■ Provided data:
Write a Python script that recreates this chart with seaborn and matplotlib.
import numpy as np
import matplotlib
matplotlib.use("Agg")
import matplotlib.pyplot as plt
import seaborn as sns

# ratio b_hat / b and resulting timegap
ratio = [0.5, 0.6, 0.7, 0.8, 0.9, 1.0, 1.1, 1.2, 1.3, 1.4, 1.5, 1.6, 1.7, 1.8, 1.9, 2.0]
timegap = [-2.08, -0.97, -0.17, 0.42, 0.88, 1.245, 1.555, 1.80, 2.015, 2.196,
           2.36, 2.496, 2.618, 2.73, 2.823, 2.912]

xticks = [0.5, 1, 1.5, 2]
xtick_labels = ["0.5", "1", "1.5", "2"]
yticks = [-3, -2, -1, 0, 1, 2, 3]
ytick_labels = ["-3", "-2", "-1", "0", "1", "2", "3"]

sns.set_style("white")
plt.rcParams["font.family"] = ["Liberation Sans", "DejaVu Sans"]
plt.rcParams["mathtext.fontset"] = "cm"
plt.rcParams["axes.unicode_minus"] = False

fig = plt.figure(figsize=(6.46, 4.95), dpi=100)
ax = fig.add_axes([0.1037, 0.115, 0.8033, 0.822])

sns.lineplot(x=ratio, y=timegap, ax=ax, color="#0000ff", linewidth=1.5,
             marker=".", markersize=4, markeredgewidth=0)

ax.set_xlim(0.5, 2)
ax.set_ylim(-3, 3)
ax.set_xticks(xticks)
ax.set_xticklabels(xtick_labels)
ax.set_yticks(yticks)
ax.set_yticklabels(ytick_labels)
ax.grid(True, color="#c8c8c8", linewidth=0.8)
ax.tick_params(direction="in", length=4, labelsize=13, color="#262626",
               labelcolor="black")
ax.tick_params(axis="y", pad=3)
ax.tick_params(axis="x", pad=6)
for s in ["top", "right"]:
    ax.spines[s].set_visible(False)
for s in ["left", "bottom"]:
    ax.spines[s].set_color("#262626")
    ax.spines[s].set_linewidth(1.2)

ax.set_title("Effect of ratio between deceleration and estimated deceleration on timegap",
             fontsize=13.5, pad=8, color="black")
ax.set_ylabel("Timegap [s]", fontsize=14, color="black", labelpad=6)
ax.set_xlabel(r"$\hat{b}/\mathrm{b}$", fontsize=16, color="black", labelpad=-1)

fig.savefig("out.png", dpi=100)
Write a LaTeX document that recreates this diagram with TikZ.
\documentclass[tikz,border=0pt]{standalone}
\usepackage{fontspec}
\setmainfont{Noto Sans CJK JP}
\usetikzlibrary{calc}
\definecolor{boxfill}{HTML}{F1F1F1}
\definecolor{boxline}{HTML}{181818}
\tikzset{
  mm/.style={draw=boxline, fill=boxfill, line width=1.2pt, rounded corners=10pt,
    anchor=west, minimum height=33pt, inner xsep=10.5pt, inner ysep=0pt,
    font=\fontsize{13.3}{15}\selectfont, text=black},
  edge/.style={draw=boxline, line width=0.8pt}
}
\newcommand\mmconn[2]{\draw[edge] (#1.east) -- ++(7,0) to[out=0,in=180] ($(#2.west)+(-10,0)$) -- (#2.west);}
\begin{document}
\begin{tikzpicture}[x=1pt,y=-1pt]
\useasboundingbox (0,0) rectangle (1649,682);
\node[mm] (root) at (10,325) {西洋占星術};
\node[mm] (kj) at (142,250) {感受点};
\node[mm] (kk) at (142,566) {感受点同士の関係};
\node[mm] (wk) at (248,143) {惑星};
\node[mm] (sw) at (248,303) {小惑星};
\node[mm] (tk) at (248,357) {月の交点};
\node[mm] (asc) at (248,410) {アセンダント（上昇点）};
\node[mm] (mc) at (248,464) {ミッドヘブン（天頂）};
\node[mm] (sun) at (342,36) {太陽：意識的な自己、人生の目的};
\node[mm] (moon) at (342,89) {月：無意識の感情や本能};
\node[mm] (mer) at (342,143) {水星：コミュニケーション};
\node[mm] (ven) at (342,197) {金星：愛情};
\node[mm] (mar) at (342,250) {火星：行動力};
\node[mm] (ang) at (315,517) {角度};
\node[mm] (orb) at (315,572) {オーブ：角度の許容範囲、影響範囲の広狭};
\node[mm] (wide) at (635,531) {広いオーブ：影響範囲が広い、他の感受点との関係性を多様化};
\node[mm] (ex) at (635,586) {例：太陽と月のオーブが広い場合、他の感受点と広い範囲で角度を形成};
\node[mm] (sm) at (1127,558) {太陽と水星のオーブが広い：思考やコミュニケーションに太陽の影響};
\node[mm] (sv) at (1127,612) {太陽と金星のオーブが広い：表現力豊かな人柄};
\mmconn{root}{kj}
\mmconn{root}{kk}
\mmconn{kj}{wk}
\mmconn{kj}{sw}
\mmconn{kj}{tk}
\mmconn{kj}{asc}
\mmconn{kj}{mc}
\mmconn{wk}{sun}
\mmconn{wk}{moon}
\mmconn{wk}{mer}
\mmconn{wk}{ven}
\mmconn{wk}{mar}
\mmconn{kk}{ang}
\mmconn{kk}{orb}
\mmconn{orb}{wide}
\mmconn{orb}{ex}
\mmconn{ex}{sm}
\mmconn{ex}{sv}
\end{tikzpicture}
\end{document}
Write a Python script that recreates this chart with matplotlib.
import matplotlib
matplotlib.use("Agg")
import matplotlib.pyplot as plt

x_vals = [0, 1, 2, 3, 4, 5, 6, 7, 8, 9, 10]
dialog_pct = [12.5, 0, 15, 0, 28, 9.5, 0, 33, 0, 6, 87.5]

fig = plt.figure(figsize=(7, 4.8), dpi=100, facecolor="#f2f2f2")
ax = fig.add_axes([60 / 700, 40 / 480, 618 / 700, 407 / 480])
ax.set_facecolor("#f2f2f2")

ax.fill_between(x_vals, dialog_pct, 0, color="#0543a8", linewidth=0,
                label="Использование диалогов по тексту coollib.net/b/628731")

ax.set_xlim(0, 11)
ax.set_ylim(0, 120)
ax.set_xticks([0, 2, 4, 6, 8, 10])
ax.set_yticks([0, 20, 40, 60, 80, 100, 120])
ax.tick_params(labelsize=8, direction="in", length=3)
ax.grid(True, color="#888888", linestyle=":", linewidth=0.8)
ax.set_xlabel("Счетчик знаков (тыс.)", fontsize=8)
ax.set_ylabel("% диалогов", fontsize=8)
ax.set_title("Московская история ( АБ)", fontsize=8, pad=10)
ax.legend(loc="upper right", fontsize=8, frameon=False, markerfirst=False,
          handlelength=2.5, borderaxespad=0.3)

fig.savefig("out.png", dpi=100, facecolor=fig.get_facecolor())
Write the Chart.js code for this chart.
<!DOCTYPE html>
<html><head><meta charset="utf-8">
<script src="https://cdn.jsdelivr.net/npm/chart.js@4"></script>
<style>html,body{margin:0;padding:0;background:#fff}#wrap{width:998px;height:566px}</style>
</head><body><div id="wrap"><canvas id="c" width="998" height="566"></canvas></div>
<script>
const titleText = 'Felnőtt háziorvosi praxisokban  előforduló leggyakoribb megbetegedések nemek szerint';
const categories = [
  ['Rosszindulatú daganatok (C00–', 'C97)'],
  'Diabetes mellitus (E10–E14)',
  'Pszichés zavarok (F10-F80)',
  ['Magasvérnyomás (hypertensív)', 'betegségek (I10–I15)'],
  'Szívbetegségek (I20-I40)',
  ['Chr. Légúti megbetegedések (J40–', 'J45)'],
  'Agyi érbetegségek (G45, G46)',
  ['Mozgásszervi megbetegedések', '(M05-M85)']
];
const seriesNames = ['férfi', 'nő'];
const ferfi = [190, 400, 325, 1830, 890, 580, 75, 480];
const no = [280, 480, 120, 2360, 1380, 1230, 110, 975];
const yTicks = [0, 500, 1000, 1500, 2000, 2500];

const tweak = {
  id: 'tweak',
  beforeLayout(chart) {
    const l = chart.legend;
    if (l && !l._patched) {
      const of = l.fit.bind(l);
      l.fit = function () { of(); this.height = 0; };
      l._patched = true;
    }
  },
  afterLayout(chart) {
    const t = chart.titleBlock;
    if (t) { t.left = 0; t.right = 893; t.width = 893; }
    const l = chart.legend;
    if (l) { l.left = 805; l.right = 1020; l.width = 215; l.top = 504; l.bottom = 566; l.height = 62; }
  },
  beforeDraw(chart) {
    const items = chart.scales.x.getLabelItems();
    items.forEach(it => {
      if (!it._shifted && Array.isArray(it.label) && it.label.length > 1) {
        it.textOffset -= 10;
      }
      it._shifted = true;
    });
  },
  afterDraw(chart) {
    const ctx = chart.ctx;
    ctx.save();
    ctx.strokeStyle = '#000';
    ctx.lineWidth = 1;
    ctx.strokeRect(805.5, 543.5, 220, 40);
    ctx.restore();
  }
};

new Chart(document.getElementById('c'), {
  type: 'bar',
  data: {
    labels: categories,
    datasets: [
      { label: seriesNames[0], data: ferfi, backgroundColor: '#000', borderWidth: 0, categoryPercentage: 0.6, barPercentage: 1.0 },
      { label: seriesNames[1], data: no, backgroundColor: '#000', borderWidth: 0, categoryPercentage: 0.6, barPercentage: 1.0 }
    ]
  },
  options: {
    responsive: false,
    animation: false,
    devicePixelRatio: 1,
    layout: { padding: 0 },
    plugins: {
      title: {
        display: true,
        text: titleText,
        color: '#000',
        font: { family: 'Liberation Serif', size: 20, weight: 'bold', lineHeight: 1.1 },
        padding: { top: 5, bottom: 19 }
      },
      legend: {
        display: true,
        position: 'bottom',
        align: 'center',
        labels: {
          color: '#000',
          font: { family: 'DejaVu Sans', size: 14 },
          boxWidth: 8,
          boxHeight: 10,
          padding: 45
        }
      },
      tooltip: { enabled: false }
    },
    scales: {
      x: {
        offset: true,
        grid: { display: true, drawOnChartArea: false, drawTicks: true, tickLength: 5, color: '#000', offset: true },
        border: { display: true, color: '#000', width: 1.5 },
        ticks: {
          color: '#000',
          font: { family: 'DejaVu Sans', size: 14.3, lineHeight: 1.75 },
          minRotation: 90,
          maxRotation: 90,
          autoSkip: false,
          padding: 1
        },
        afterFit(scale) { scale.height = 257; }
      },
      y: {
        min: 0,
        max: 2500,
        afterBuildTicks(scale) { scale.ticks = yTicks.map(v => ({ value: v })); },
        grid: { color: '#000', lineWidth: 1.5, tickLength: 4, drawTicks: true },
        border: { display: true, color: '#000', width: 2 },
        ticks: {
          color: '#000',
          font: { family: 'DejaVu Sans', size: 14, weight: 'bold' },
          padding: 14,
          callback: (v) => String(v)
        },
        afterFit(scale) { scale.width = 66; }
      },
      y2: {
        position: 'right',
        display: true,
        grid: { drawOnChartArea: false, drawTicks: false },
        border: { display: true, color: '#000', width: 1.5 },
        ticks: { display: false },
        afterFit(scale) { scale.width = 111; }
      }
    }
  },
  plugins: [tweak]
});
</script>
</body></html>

■ What the task requires: Repeat, word for word, the lines from the opening of the material through the line containing "import seaborn as sns".

■ Response for this exercise:
Write a Python script that recreates this chart with seaborn and matplotlib.
import numpy as np
import matplotlib
matplotlib.use("Agg")
import matplotlib.pyplot as plt
import seaborn as sns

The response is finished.